Cleaning Up Containers
  • docker container has subcommands used to interact and manage containers.

  • docker image has subcommands used to interact and manage container images.

  • docker container ls or docker ps can provide information on currently running containers.

Finding Containers on Docker Hub
  • The Docker Hub is an online repository of container images.

  • Many Docker Hub container images are public, and may be officially endorsed.

  • Each Docker Hub page about a container image provides structured information and subheadings

  • Most Docker Hub pages about container images contain sections that provide examples of how to use those container images.

  • Many Docker Hub container images have multiple versions, indicated by tags.

  • The naming convention for Docker container images is: OWNER/CONTAINER_IMAGE_NAME:TAG

Creating Your Own Container Images
  • Dockerfiles specify what is within Docker container images.

  • The docker image build command is used to build a container image from a Dockerfile.

  • You can share your Docker container images through the Docker Hub so that others can create Docker containers from your container images.

Creating More Complex Container Images
  • Docker allows containers to read and write files from the Docker host.

  • You can include files from your Docker host into your Docker container images by using the COPY instruction in your Dockerfile.

Examples of Using Container Images in Practice
  • There are many ways you might use Docker and existing container images in your research project.

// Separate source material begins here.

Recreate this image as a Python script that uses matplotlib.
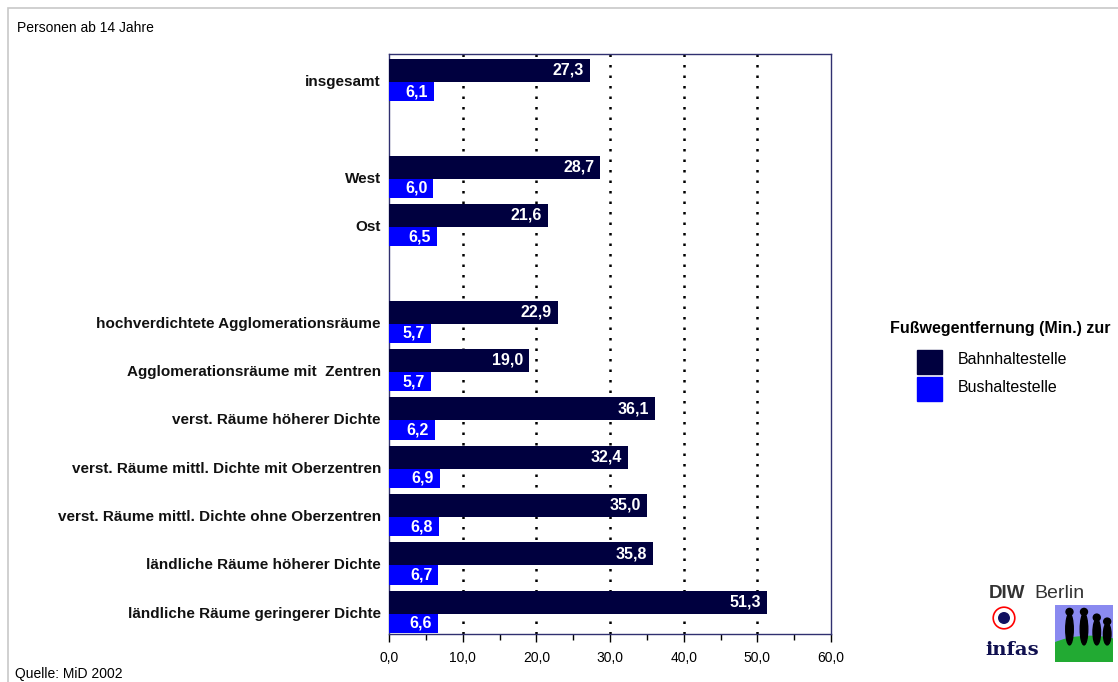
import numpy as np
import matplotlib.pyplot as plt
from matplotlib.patches import Rectangle, Ellipse, Circle
from matplotlib.ticker import MultipleLocator, FuncFormatter

plt.rcParams['font.family'] = ['Liberation Sans', 'DejaVu Sans']

categories = ['insgesamt', '', 'West', 'Ost', '',
              'hochverdichtete Agglomerationsräume',
              'Agglomerationsräume mit  Zentren',
              'verst. Räume höherer Dichte',
              'verst. Räume mittl. Dichte mit Oberzentren',
              'verst. Räume mittl. Dichte ohne Oberzentren',
              'ländliche Räume höherer Dichte',
              'ländliche Räume geringerer Dichte']
bahn = [27.3, np.nan, 28.7, 21.6, np.nan, 22.9, 19.0, 36.1, 32.4, 35.0, 35.8, 51.3]
bus = [6.1, np.nan, 6.0, 6.5, np.nan, 5.7, 5.7, 6.2, 6.9, 6.8, 6.7, 6.6]
series_names = ['Bahnhaltestelle', 'Bushaltestelle']
colors = ['#00003f', '#0000ff']
legend_title = 'Fußwegentfernung (Min.) zur'

fig = plt.figure(figsize=(11.18, 6.82), dpi=100)
# grey outer frame
fig.patches.append(Rectangle((8 / 1118, -0.01), 1.02, 1 - 8 / 682 + 0.01,
                             transform=fig.transFigure, fill=False,
                             edgecolor='#c8c8c8', lw=1.2))

ax = fig.add_axes([389 / 1118, 1 - 634 / 682, 442 / 1118, 580 / 682])
y = np.arange(len(categories))
h1, h2 = 0.48, 0.40
ax.barh(y - 0.4 + h1 / 2, bahn, height=h1, color=colors[0], zorder=3)
ax.barh(y + 0.08 + h2 / 2, bus, height=h2, color=colors[1], zorder=3)

def fmt(v):
    return f'{v:.1f}'.replace('.', ',')

for i in range(len(categories)):
    if not np.isnan(bahn[i]):
        ax.text(bahn[i] - 0.8, y[i] - 0.4 + h1 / 2, fmt(bahn[i]),
                ha='right', va='center', color='white', fontweight='bold',
                fontsize=11.5, zorder=4)
    if not np.isnan(bus[i]):
        ax.text(bus[i] - 0.8, y[i] + 0.08 + h2 / 2, fmt(bus[i]),
                ha='right', va='center', color='white', fontweight='bold',
                fontsize=11.5, zorder=4)
    if categories[i]:
        ax.text(-1.1, y[i] + 0.08, categories[i], ha='right', va='center',
                fontweight='bold', fontsize=11, color='#111111')

ax.set_xlim(0, 60)
ax.set_ylim(len(categories) - 0.5, -0.5)
ax.set_yticks([])
ax.xaxis.set_major_locator(MultipleLocator(10))
ax.xaxis.set_minor_locator(MultipleLocator(5))
ax.xaxis.set_major_formatter(FuncFormatter(lambda v, p: fmt(v)))
ax.tick_params(axis='x', which='major', length=6, width=1, labelsize=10, pad=6)
ax.tick_params(axis='x', which='minor', length=4, width=1)
for v in range(10, 60, 10):
    ax.axvline(v, color='black', lw=1.8, linestyle=(0, (1, 3.2)), zorder=2)
for s in ax.spines.values():
    s.set_color('#303070')
    s.set_linewidth(1)

fig.text(17 / 1118, 1 - 28 / 682, 'Personen ab 14 Jahre', fontsize=10, va='center')
fig.text(15 / 1118, 1 - 674 / 682, 'Quelle: MiD 2002', fontsize=10, va='center')

# legend
fig.text(1110 / 1118, 1 - 329 / 682, legend_title, ha='right', va='center',
         fontweight='bold', fontsize=11.5)
for k, name in enumerate(series_names):
    top = 350 + k * 27
    fig.patches.append(Rectangle((917 / 1118, 1 - (top + 24) / 682), 25 / 1118, 24 / 682,
                                 transform=fig.transFigure, color=colors[k]))
    fig.text(958 / 1118, 1 - (top + 10) / 682, name, fontsize=11.5, va='center')

# logo block
fig.text(989 / 1118, 1 - 594 / 682, 'DIW', fontsize=13.5, fontweight='heavy',
         color='#333333', va='center')
fig.text(1034 / 1118, 1 - 594 / 682, 'Berlin', fontsize=14, color='#333333', va='center')
fig.text(985 / 1118, 1 - 650 / 682, 'infas', fontsize=14, family='DejaVu Serif',
         fontweight='bold', color='#101050', va='center')
lax = fig.add_axes([1055 / 1118, 1 - 662 / 682, 58 / 1118, 57 / 682])
lax.set_xlim(0, 1)
lax.set_ylim(0, 1)
lax.axis('off')
lax.add_patch(Rectangle((0, 0), 1, 1, color='#8a8af0'))
lax.add_patch(Ellipse((0.6, 0.0), 1.8, 0.9, color='#22aa33'))
for fx, fh in [(0.25, 0.55), (0.5, 0.55), (0.72, 0.45), (0.9, 0.38)]:
    lax.add_patch(Ellipse((fx, 0.3 + fh / 2), 0.13, fh, color='black'))
    lax.add_patch(Circle((fx, 0.33 + fh), 0.06, color='black'))
cax = fig.add_axes([992 / 1118, 1 - 632 / 682, 24 / 1118, 28 / 682])
cax.set_xlim(0, 1)
cax.set_ylim(0, 1)
cax.set_aspect('equal')
cax.axis('off')
cax.add_patch(Circle((0.5, 0.5), 0.45, fill=False, edgecolor='red', lw=1.2))
cax.add_patch(Circle((0.5, 0.5), 0.22, color='#101060'))

fig.savefig('out.png', dpi=100)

Containers in Research Workflows: Reproducibility and Granularity
  • Container images allow us to encapsulate the computation (and data) we have used in our research.

  • Using a service such as Docker Hub allows us to easily share computational work we have done.

  • Using container images along with a DOI service such as Zenodo allows us to capture our work and enables reproducibility.

Glossary

Command-line argument/option
See the Carpentries Glossario entry
Command-line interface (CLI)
See the Carpentries Glossario entry
Container
A particular instance of a lightweight virtual machine derived from a container image. Containers are typically transient, unlike container images which persist.
Container image
The persistent binary artefact that encapsulates the set of files and configuration for running an instance of a container. Sometimes shortened to just image
CPU/processor
See the Carpentries Glossario entry
Dependency
See the Carpentries Glossario entry
Dependency hell
A colloquial term for the frustration of some software users who run into issues with software packages which have dependencies on specific versions of other software packages. The dependency issue arises when several packages have dependencies on the same shared packages or libraries, but they depend on different and incompatible versions of the shared packages. If the shared package or library can only be installed in a single version, the user may need to address the problem by obtaining newer or older versions of the dependent packages. This, in turn, may break other dependencies and push the problem to another set of packages. Extract from Wikipedia
Digital object identifier (DOI)
See the Carpentries Glossario entry
Docker
A software framework for creating, running and managing containers.
Docker build context
The docker build command builds Docker images from a Dockerfile and a “context”. A build's context is the set of files located in the specified PATH or URL.
Docker Hub
An online library of Docker container images.
Docker Hub repository
A collection of related Docker container images hosted on Docker Hub.
Docker tag
The specific version identifier associated with a Docker container image.
Dockerfile
The file containing the commands to build a Docker container image along with the Docker context.
Filesystem
See the Carpentries Glossario entry
Filesystem layer
Each container image is made up of multiple read-only filesystem layers that represent the file system differences from the layers below them in the image.
Hardware
See the Carpentries Glossario entry
Hard drive
The hardware in a computer that hosts the filesystem (or, sometimes, other storage types).
Host computer
The computer system which is running the container.
Memory/RAM
Random Access Memory (RAM) is where data the CPU is working with is temporarily stored.
Operating system (OS)
See the Carpentries Glossario entry
Reproducible research
See the Carpentries Glossario entry
Software library
See the Carpentries Glossario entry
Tar archive
A file archive format commonly used in Unix-like operating systems that combines multiple files into a single file. tar archive files are used as the export format of Docker images.
Virtualization
Containers are an example of virtualization – having a second “virtual” computer running and accessible from a host computer.